=== THE PROBLEM ===
Show all lines of the listing that hold the word "chart".

=== AVAILABLE DATA ===
=-=-=

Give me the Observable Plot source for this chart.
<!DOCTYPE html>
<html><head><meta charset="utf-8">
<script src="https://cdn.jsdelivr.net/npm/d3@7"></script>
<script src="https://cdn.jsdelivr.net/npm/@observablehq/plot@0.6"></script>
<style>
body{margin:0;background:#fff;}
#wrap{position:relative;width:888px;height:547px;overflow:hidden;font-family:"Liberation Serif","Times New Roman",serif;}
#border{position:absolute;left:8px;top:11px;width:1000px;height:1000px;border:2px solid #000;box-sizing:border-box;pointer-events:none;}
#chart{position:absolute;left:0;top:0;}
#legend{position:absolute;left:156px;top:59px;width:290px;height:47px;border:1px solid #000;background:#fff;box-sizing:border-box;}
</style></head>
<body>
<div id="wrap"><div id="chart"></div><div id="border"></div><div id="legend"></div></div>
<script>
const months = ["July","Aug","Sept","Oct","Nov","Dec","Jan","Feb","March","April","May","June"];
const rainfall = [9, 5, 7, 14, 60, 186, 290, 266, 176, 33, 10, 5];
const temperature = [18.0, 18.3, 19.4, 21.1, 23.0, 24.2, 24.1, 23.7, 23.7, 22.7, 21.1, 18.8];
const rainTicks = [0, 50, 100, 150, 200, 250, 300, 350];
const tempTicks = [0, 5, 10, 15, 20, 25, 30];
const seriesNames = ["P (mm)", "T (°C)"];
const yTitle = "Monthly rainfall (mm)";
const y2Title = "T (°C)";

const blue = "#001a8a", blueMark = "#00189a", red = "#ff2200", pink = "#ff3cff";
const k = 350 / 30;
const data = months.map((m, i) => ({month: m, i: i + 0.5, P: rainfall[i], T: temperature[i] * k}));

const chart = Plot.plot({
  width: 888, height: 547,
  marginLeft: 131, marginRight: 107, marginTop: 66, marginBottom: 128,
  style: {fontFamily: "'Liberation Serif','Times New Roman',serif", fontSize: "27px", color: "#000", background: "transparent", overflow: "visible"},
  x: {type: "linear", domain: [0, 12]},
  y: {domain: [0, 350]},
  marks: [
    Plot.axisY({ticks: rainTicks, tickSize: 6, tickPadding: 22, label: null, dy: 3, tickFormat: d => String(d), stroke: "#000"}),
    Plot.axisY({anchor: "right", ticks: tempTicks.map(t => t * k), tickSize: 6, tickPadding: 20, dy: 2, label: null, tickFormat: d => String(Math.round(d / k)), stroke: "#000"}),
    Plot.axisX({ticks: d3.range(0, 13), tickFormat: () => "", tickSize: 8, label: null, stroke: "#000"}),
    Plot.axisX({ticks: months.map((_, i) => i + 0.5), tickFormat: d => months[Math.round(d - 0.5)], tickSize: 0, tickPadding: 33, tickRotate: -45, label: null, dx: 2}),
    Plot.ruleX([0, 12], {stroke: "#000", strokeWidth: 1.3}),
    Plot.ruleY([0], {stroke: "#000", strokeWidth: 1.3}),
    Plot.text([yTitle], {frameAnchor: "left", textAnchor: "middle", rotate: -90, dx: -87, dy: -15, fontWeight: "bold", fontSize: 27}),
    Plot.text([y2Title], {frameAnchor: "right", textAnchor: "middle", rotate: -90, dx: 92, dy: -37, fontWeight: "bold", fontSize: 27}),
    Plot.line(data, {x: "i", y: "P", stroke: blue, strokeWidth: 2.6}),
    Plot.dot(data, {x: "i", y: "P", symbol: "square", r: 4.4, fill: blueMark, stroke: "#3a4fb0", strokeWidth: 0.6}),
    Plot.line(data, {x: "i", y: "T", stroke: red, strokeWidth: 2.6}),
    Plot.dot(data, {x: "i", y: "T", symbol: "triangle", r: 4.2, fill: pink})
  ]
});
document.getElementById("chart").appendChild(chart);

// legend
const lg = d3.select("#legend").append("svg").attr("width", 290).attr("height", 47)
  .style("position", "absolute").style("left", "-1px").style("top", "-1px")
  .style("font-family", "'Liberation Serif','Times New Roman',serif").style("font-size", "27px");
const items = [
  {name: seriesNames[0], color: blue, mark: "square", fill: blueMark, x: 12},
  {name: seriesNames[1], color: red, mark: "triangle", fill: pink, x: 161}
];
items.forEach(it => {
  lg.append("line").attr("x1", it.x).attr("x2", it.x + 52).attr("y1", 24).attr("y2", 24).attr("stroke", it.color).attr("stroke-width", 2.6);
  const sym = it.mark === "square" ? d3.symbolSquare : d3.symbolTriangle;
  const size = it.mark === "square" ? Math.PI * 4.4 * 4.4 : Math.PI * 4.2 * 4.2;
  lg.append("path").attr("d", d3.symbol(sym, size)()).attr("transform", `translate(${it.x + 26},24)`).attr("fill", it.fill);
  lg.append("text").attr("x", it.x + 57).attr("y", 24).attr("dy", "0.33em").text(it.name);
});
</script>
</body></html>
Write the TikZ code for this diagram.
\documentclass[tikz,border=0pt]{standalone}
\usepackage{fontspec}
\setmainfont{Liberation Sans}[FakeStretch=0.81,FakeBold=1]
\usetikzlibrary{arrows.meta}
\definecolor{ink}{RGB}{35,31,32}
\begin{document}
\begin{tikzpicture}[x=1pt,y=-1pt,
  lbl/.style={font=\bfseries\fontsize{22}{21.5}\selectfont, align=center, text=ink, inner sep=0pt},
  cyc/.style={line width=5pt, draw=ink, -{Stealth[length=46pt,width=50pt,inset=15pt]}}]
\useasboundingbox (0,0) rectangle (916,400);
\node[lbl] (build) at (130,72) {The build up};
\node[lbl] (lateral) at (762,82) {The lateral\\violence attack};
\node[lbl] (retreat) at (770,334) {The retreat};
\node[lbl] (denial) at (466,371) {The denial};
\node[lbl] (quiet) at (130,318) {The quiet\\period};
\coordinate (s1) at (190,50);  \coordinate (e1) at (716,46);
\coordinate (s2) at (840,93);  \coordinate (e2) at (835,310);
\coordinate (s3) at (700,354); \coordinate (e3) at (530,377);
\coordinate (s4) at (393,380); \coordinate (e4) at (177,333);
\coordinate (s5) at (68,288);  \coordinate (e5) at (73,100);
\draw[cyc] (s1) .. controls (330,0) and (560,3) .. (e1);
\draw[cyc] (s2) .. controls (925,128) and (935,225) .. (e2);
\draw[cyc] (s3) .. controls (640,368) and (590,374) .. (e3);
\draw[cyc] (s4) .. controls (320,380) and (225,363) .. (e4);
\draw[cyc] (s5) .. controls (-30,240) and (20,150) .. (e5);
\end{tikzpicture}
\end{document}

=-=-=

=== COMPLETE RESPONSE ===
Give me the Observable Plot source for this chart.
#chart{position:absolute;left:0;top:0;}
<div id="wrap"><div id="chart"></div><div id="border"></div><div id="legend"></div></div>
const chart = Plot.plot({
document.getElementById("chart").appendChild(chart);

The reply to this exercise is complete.